This story begins with an unfortunate online fabric order. I know, I know, I could order swatches, but when I decide I want fabric I want it NOW! So I ordered 3 yards of Stonewash Blue Tencel Twill from fabric.com. At $18 per yard it was more than I normally spend, but I knew the tencel would be nice, and between the color description and the online swatch (on multiple monitors even) I expected it to be the color of a nicely broken-in denim shirt. Not so. Not a bad color but not at all what I expected. Not quite blue and not quite gray, it reminded me a little bit of Crayola's cadet blue, one of my favorite childhood crayon colors, and a little bit of the French blue commonly seen in 80s kitchen decor. I didn't hate it but I knew I couldn't wear it near my face.
Maybe it was the 80s kitchen vibe, or maybe the fabric actually whispered to me, but after we stared at each other for a few weeks I realized it wanted to be made into the skirt from out-of-print Vogue 1521, a Perry Ellis pattern I bought in 1986. Now I must admit I love the 80s. I became a teenager in 1980. I graduated from high school and college in the 80s. I got married in 1989. My best growing up and coming of age memories are from the 80s. So maybe it's not that strange that this year as I turned 50 I wanted to make a skirt that would take me back to those days. And I wanted it to work.
There were two obvious problems from the very beginning. First, I used a size 8 pattern in 1986 and I'm not a size 8 now. It's a one-size pattern. Second, I made the skirt in 1986 and it didn't work for me then. More on that in a minute.
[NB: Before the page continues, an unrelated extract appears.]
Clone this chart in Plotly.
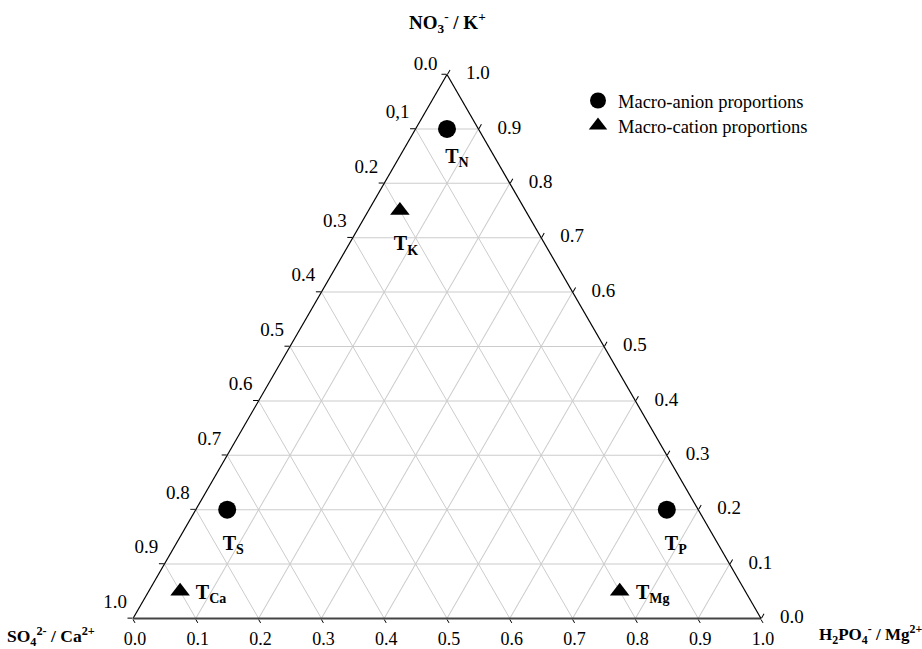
import plotly.graph_objects as go

# ---------------- data ----------------
tick_vals = [0.0, 0.1, 0.2, 0.3, 0.4, 0.5, 0.6, 0.7, 0.8, 0.9, 1.0]
left_tick_text = ["1.0", "0.9", "0.8", "0.7", "0.6", "0.5", "0.4", "0.3", "0.2", "0,1", "0.0"]
bottom_tick_text = ["1.0", "0.9", "0.8", "0.7", "0.6", "0.5", "0.4", "0.3", "0.2", "0.1", "0.0"]
right_tick_text = ["0.0", "0.1", "0.2", "0.3", "0.4", "0.5", "0.6", "0.7", "0.8", "0.9", "1.0"]

# a = NO3- / K+ (top), b = SO4 2- / Ca2+ (bottom-left), c = H2PO4- / Mg2+ (bottom-right)
anion_names = ["T<sub>N</sub>", "T<sub>S</sub>", "T<sub>P</sub>"]
anion_a = [0.90, 0.20, 0.20]
anion_b = [0.05, 0.75, 0.05]
anion_c = [0.05, 0.05, 0.75]

cation_names = ["T<sub>K</sub>", "T<sub>Ca</sub>", "T<sub>Mg</sub>"]
cation_a = [0.75, 0.05, 0.05]
cation_b = [0.20, 0.90, 0.20]
cation_c = [0.05, 0.05, 0.75]

# ---------------- layout geometry ----------------
W, H = 922, 649
ML, MR, MT, MB = 133, 161, 74, 30
PW = W - ML - MR          # triangle side in px
PH = H - MT - MB          # triangle height in px

SERIF = "Liberation Serif, Times New Roman, serif"
NB = "&nbsp;"

# label offsets (pixels: right, down) for the point labels
anion_off = [(10, 29), (6, 35), (9, 35)]
cation_off = [(6, 35), (31, 3), (33, 3)]
LEFT_LABEL_LIFT = 6 / PH   # move left-edge labels up along the edge


def shifted(a, b, c, offs):
    la, lb, lc = [], [], []
    for ai, bi, ci, (dx, dy) in zip(a, b, c, offs):
        da = dy / PH
        dc = dx / PW
        la.append(ai - da)
        lb.append(bi + da / 2 - dc)
        lc.append(ci + da / 2 + dc)
    return la, lb, lc


fig = go.Figure()

fig.add_trace(go.Scatterternary(
    a=anion_a, b=anion_b, c=anion_c, mode="markers",
    name="Macro-anion proportions", legend="legend",
    marker=dict(symbol="circle", size=18, color="black"),
    cliponaxis=False,
))
fig.add_trace(go.Scatterternary(
    a=cation_a, b=cation_b, c=cation_c, mode="markers",
    name="Macro-cation proportions", legend="legend2",
    marker=dict(symbol="triangle-up", size=17, color="black"),
    cliponaxis=False,
))

la, lb, lc = shifted(anion_a + cation_a, anion_b + cation_b, anion_c + cation_c,
                     anion_off + cation_off)
fig.add_trace(go.Scatterternary(
    a=la, b=lb, c=lc, mode="text",
    text=["<b>" + t + "</b>" for t in anion_names + cation_names],
    textposition="middle center",
    textfont=dict(family=SERIF, size=20, color="black"),
    showlegend=False, hoverinfo="skip", cliponaxis=False,
))

# left-edge tick labels (values of the horizontal lines, read from the top)
left_a = [min(v + LEFT_LABEL_LIFT, 1.0) for v in tick_vals]
fig.add_trace(go.Scatterternary(
    a=left_a,
    b=[1 - v for v in left_a],
    c=[0.0] * len(tick_vals),
    mode="text", text=[t + NB * 2 for t in left_tick_text], textposition="top left",
    textfont=dict(family=SERIF, size=19, color="black"),
    showlegend=False, hoverinfo="skip", cliponaxis=False,
))
# right-edge tick labels (heights of the horizontal lines)
fig.add_trace(go.Scatterternary(
    a=tick_vals, b=[0.0] * len(tick_vals), c=[1 - v for v in tick_vals],
    mode="text", text=[NB * 4 + t for t in right_tick_text], textposition="middle right",
    textfont=dict(family=SERIF, size=19, color="black"),
    showlegend=False, hoverinfo="skip", cliponaxis=False,
))


def axis(ticktext, showlabels=True, linecolor="black", linewidth=1.2, ticklen=5, fs=19):
    return dict(
        min=0, tickmode="array", tickvals=tick_vals, ticktext=ticktext,
        ticks="outside", ticklen=ticklen, tickcolor="black", tickwidth=1,
        showticklabels=showlabels,
        linecolor=linecolor, linewidth=linewidth,
        showgrid=True, gridcolor="#cccccc", gridwidth=1,
        tickfont=dict(family=SERIF, size=fs, color="black"),
        title=dict(text=""),
    )


def legend_at(top_px):
    return dict(
        x=(578 - ML) / PW, y=(MT + PH - top_px) / PH, xanchor="left", yanchor="top",
        font=dict(family=SERIF, size=18.5, color="black"),
        bgcolor="rgba(0,0,0,0)", itemwidth=30, tracegroupgap=0,
    )


fig.update_layout(
    width=W, height=H,
    margin=dict(l=ML, r=MR, t=MT, b=MB),
    paper_bgcolor="white",
    ternary=dict(
        domain=dict(x=[0, 1], y=[0, 1]),
        bgcolor="white",
        sum=1,
        aaxis=axis(left_tick_text, showlabels=False),
        baxis=axis(bottom_tick_text, linecolor="#444444", linewidth=2, ticklen=4, fs=18),
        caxis=axis(right_tick_text, showlabels=False),
    ),
    showlegend=True,
    legend=legend_at(82),
    legend2=legend_at(107),
    font=dict(family=SERIF, color="black"),
)


def px_to_paper(x, y):
    return (x - ML) / PW, (MT + PH - y) / PH


titles = [
    ("<b>NO<sub>3</sub><sup>-</sup> / K<sup>+</sup></b>", 447, 22, "center", 19),
    ("<b>SO<sub>4</sub><sup>2-</sup> / Ca<sup>2+</sup></b>", 97, 636, "right", 17.5),
    ("<b>H<sub>2</sub>PO<sub>4</sub><sup>-</sup> / Mg<sup>2+</sup></b>", 817, 634, "left", 17),
]
for txt, x, y, anc, fs in titles:
    px, py = px_to_paper(x, y)
    fig.add_annotation(text=txt, x=px, y=py, xref="paper", yref="paper",
                       xanchor=anc, yanchor="middle", showarrow=False,
                       font=dict(family=SERIF, size=fs, color="black"))

fig.write_html("out.html", config={"displayModeBar": False},
               post_script="document.body.style.margin='0';document.body.style.overflow='hidden';")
The first problem wasn't too hard to overcome. I made the waistband longer and decreased the depth of each pleat. It should have been simple to figure out but the waistband opens into the pocket and it took a bit to figure out the relationship between pocket, pleat, waistband and sideseam. I ended up pinning and pleating the pattern pieces so I could visualize it, and in the end it explained problem #2 above.
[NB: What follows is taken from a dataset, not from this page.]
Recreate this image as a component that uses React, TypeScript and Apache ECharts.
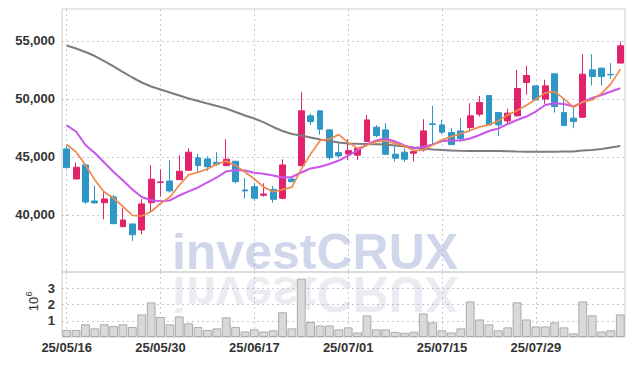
import React, { useEffect, useRef } from 'react';
import * as echarts from 'echarts';

const dates = [
  '25/05/16', '25/05/19', '25/05/20', '25/05/21', '25/05/22', '25/05/23', '25/05/26', '25/05/27', '25/05/28', '25/05/29',
  '25/05/30', '25/06/02', '25/06/04', '25/06/05', '25/06/09', '25/06/10', '25/06/11', '25/06/12', '25/06/13', '25/06/16',
  '25/06/17', '25/06/18', '25/06/19', '25/06/20', '25/06/23', '25/06/24', '25/06/25', '25/06/26', '25/06/27', '25/06/30',
  '25/07/01', '25/07/02', '25/07/03', '25/07/04', '25/07/07', '25/07/08', '25/07/09', '25/07/10', '25/07/11', '25/07/14',
  '25/07/15', '25/07/16', '25/07/17', '25/07/18', '25/07/21', '25/07/22', '25/07/23', '25/07/24', '25/07/25', '25/07/28',
  '25/07/29', '25/07/30', '25/07/31', '25/08/01', '25/08/04', '25/08/05', '25/08/06', '25/08/07', '25/08/08', '25/08/11',
];

const opens = [
  45690, 43100, 44310, 41210, 41060, 41550, 38990, 39230, 38710, 41060,
  42800, 42930, 43040, 43850, 44920, 44830, 44540, 44250, 44630, 42160,
  42440, 41700, 42200, 41440, 43100, 44250, 48540, 48970, 47330, 45370,
  45260, 45150, 46320, 47560, 47330, 45230, 45410, 45320, 45600, 47850,
  47760, 47100, 47240, 47530, 48680, 50290, 48820, 48100, 48540, 51410,
  51120, 49980, 52160, 48820, 48340, 48420, 52500, 52650, 52110, 53080,
];
const closes = [
  44080, 44110, 41120, 41040, 41380, 39250, 39570, 38300, 40950, 43080,
  42850, 42070, 43770, 45410, 44250, 44160, 44370, 44800, 42870, 42070,
  41440, 41810, 41350, 44310, 42870, 48970, 48040, 47390, 44940, 45090,
  45540, 45750, 48190, 46840, 45230, 44890, 44800, 45460, 47240, 47790,
  47130, 46060, 46580, 48540, 49680, 47760, 47760, 48770, 50890, 52010,
  49910, 51120, 49340, 47700, 48040, 52130, 51920, 51920, 52070, 54570,
];
const lows = [
  44000, 43100, 40950, 41010, 39630, 39230, 38990, 37760, 38340, 40200,
  41580, 41920, 43040, 43850, 43600, 43790, 44230, 44250, 42730, 41410,
  41230, 41580, 41060, 41350, 42870, 44250, 47760, 46900, 44740, 44890,
  44740, 44740, 46320, 46700, 45170, 44600, 44570, 44600, 45460, 46040,
  46980, 46060, 46320, 47330, 48470, 47760, 46810, 47910, 48470, 50350,
  49910, 49570, 48820, 47700, 47480, 48420, 51150, 51150, 51720, 53080,
];
const highs = [
  45950, 44510, 44310, 42530, 41960, 41730, 40630, 39230, 41380, 44290,
  43940, 44720, 45150, 45750, 45260, 45060, 45410, 46530, 44630, 43170,
  42760, 42730, 42500, 44800, 43300, 50580, 48730, 49030, 47410, 46320,
  46530, 45800, 48620, 47730, 47910, 46040, 45750, 45460, 48250, 49400,
  48190, 47480, 48340, 49630, 50260, 50290, 48820, 49140, 52500, 52850,
  51120, 51640, 52160, 50060, 49340, 53850, 53850, 52650, 53080, 54940,
];

const ma5 = [
  46070, 45430, 44310, 43020, 41980, 41440, 40730, 39960, 39910, 40300,
  40990, 41550, 42560, 43450, 43680, 43970, 44390, 44640, 44250, 43700,
  43100, 42400, 42000, 42190, 42400, 43950, 45250, 46400, 46550, 46920,
  46230, 45740, 46000, 46320, 46380, 46150, 45950, 45550, 45600, 46030,
  46470, 46750, 47000, 47270, 47590, 47760, 48120, 48600, 49000, 49450,
  49970, 50520, 50620, 50000, 49280, 49740, 49900, 50470, 51290, 52550,
];
const ma10 = [
  47710, 47190, 46030, 45340, 44520, 43700, 42970, 42200, 41550, 41270,
  41180, 41250, 41680, 42030, 42370, 42800, 43230, 43750, 43880, 43830,
  43640, 43560, 43400, 43230, 43270, 43660, 44010, 44150, 44390, 44690,
  45120, 45560, 46070, 46420, 46590, 46330, 45990, 45740, 45860, 46070,
  46370, 46420, 46420, 46590, 46890, 47230, 47450, 47840, 48180, 48480,
  48910, 49470, 49620, 49560, 49340, 49730, 50080, 50330, 50640, 50910,
];
const maLong = [
  54600, 54340, 54040, 53690, 53260, 52790, 52310, 51840, 51410, 51065,
  50810, 50550, 50290, 50030, 49820, 49600, 49390, 49170, 48870, 48570,
  48310, 47970, 47580, 47230, 46980, 46850, 46670, 46500, 46370, 46240,
  46160, 46130, 46110, 46100, 46070, 45990, 45900, 45810, 45730, 45640,
  45600, 45555, 45530, 45510, 45510, 45510, 45510, 45495, 45470, 45450,
  45450, 45450, 45450, 45470, 45470, 45555, 45600, 45685, 45815, 45940,
];

const volumes = [
  430000, 430000, 780000, 530000, 780000, 670000, 780000, 610000, 1390000, 2130000,
  1230000, 780000, 1270000, 840000, 610000, 430000, 530000, 1210000, 610000, 340000,
  470000, 340000, 410000, 1520000, 530000, 3590000, 920000, 710000, 710000, 470000,
  590000, 280000, 1330000, 470000, 470000, 320000, 260000, 320000, 1450000, 900000,
  410000, 280000, 530000, 2190000, 1080000, 780000, 410000, 590000, 2130000, 1080000,
  650000, 650000, 900000, 590000, 220000, 2190000, 1330000, 340000, 410000, 1390000,
];

const UP = '#e2226b';
const DOWN = '#2f97c7';
const FONT = "'Liberation Sans', Arial, sans-serif";

export default function App() {
  const ref = useRef<HTMLDivElement>(null);
  useEffect(() => {
    const chart = echarts.init(ref.current!, null, { renderer: 'svg' });
    const candles = dates.map((_, i) => [opens[i], closes[i], lows[i], highs[i]]);
    const dotted = { color: '#c6c6dc', type: [2, 3] as any, width: 1 };
    const labelStyle = { fontSize: 13, fontWeight: 'bold' as const, color: '#333', fontFamily: FONT };
    chart.setOption({
      animation: false,
      backgroundColor: '#ffffff',
      grid: [
        { left: 62, right: 9, top: 9, height: 263, show: true, borderColor: '#cfcfcf', borderWidth: 1 },
        { left: 62, right: 9, top: 272, height: 65, show: true, borderColor: '#cfcfcf', borderWidth: 1 },
      ],
      xAxis: [
        {
          type: 'category', gridIndex: 0, data: dates, boundaryGap: true,
          axisLine: { show: false }, axisTick: { show: false }, axisLabel: { show: false },
          splitLine: { show: true, interval: 9, alignWithLabel: true, lineStyle: dotted },
        },
        {
          type: 'category', gridIndex: 1, data: dates, boundaryGap: true,
          axisLine: { show: false }, axisTick: { show: false },
          axisLabel: { ...labelStyle, interval: 9, margin: 4 },
          splitLine: { show: true, interval: 9, alignWithLabel: true, lineStyle: dotted },
        },
      ],
      yAxis: [
        {
          type: 'value', gridIndex: 0, min: 35090, max: 57740, splitNumber: 5, scale: true,
          axisLine: { show: false }, axisTick: { show: false },
          axisLabel: {
            ...labelStyle, margin: 7, showMinLabel: false, showMaxLabel: false,
            formatter: (v: number) => v.toLocaleString('en-US'),
          },
          splitLine: { show: true, showMinLine: false, showMaxLine: false, lineStyle: dotted },
        },
        {
          type: 'value', gridIndex: 1, min: 0, max: 4000000, interval: 1000000,
          axisLine: { show: false }, axisTick: { show: false },
          axisLabel: {
            ...labelStyle, margin: 7, showMinLabel: false, showMaxLabel: false,
            formatter: (v: number) => String(v / 1000000),
          },
          splitLine: { show: true, showMinLine: false, showMaxLine: false, lineStyle: dotted },
        },
      ],
      graphic: [
        {
          type: 'text', x: 315, y: 252, z: 1, silent: true,
          style: {
            text: 'investCRUX', textAlign: 'center', textVerticalAlign: 'middle',
            font: `bold 50px ${FONT}`, fill: 'rgba(145,160,205,0.42)',
          },
        },
        {
          type: 'text', x: 315, y: 294, scaleY: -1, z: 1, silent: true,
          style: {
            text: 'investCRUX', textAlign: 'center', textVerticalAlign: 'middle',
            font: `bold 50px ${FONT}`, fill: 'rgba(150,155,185,0.2)',
          },
        },
        {
          type: 'text', x: 33, y: 304, rotation: Math.PI / 2, silent: true,
          style: { text: '10', textAlign: 'center', textVerticalAlign: 'middle', font: `13px ${FONT}`, fill: '#333' },
        },
        {
          type: 'text', x: 29, y: 294, rotation: Math.PI / 2, silent: true,
          style: { text: '6', textAlign: 'center', textVerticalAlign: 'middle', font: `9px ${FONT}`, fill: '#333' },
        },
      ],
      series: [
        {
          type: 'candlestick', name: 'price', xAxisIndex: 0, yAxisIndex: 0, data: candles,
          barWidth: '68%',
          itemStyle: { color: UP, color0: DOWN, borderColor: UP, borderColor0: DOWN, borderWidth: 1 },
        },
        {
          type: 'line', name: 'MA long', xAxisIndex: 0, yAxisIndex: 0, data: maLong, symbol: 'none', z: 3,
          lineStyle: { color: '#7d7d7d', width: 2 },
        },
        {
          type: 'line', name: 'MA10', xAxisIndex: 0, yAxisIndex: 0, data: ma10, symbol: 'none', z: 3,
          lineStyle: { color: '#c955ea', width: 2 },
        },
        {
          type: 'line', name: 'MA5', xAxisIndex: 0, yAxisIndex: 0, data: ma5, symbol: 'none', z: 4,
          lineStyle: { color: '#ee8a4e', width: 1.7 },
        },
        {
          type: 'bar', name: 'volume', xAxisIndex: 1, yAxisIndex: 1, data: volumes, barWidth: '94%',
          itemStyle: { color: '#d9d9d9', borderColor: '#ababab', borderWidth: 1 },
        },
      ],
    });
    return () => chart.dispose();
  }, []);
  return <div ref={ref} style={{ position: 'fixed', left: 0, top: 0, width: 634, height: 366, background: '#fff' }} />;
}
In 1986 I made the skirt out of a stiff, heavy cotton. So. Much. Fabric. The pleats are deep, they overlap (unless you're making them shallower to fit a larger waistband), and the pleats on the sides overlap the side seams and pockets, leaving several layers of fabric right at the side. It's an interesting design feature. As in "who would have thought of that?" kind of interesting, not "it's such a great idea to bulk up women's hips" kind of interesting. I never actually wore it back then. I ended up cutting it apart and making a slim-fitting skirt from the abundant amount of fabric. But because I was using a fabric with more drape this time around I somehow thought it would work. No such luck. Again, yards of fabric pleated around my hips and hanging nearly to the floor did my body no favors.
And here it is, wrinkled, unhemmed, and modeled so elegantly with my pajama top. Because I felt so frumpy in it I didn't feel the need to try to make it look any better.
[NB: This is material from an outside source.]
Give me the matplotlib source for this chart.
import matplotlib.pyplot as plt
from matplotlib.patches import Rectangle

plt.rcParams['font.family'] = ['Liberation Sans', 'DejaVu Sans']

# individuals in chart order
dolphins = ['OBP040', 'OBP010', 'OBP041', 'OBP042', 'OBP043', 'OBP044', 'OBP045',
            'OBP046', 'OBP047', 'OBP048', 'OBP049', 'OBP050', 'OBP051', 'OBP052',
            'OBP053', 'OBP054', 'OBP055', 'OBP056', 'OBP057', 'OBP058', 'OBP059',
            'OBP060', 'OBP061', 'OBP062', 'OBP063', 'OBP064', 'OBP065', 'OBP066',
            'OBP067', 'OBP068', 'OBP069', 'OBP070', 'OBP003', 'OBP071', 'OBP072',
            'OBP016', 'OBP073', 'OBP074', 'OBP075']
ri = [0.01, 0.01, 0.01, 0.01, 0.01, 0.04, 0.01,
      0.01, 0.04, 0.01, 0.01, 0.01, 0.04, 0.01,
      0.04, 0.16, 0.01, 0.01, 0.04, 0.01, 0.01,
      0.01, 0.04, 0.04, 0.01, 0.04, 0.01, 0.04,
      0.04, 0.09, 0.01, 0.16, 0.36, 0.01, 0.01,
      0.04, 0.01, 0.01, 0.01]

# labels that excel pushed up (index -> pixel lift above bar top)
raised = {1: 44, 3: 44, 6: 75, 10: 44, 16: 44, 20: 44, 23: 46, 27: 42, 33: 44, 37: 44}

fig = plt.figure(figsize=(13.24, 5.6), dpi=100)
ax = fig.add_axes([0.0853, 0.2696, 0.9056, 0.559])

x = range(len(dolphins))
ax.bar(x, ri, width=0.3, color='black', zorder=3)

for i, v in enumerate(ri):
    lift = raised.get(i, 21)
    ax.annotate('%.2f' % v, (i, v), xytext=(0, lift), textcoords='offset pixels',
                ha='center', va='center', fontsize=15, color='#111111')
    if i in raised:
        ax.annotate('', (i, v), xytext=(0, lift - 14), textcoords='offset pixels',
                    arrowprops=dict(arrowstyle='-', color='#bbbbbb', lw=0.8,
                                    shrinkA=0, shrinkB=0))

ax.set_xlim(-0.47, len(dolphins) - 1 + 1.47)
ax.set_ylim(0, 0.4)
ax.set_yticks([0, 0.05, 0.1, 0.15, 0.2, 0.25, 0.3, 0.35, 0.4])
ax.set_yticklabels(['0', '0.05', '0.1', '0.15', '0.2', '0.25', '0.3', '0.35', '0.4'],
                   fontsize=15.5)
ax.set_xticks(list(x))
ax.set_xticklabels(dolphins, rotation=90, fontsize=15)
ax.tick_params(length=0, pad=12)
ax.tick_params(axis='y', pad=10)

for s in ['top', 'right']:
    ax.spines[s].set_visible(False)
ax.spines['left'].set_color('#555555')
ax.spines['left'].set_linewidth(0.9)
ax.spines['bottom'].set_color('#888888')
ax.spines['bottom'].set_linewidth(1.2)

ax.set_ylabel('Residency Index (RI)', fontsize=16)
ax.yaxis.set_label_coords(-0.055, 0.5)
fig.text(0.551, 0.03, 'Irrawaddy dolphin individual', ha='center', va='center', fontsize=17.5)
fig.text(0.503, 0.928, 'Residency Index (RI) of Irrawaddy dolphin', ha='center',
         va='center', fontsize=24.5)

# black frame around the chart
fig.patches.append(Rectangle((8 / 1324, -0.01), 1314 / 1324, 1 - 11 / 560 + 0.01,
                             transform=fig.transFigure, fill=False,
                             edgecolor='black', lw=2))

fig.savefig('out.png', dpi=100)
I could have cut the skirt apart at this point and had two very large rectangles of usable fabric, but it told me it wanted to be this skirt and who was I to argue? In the end the solution was obvious. I pressed the tops of the pleats as flat as possible and hacked 6" off the hem. I'm still not sure it's "me". I always feel a little funny wearing full skirts, but it's probably something I should embrace during our hot summers.
Lesson learned: The 80s had great music, movies and memories, but great fashion? Not so much.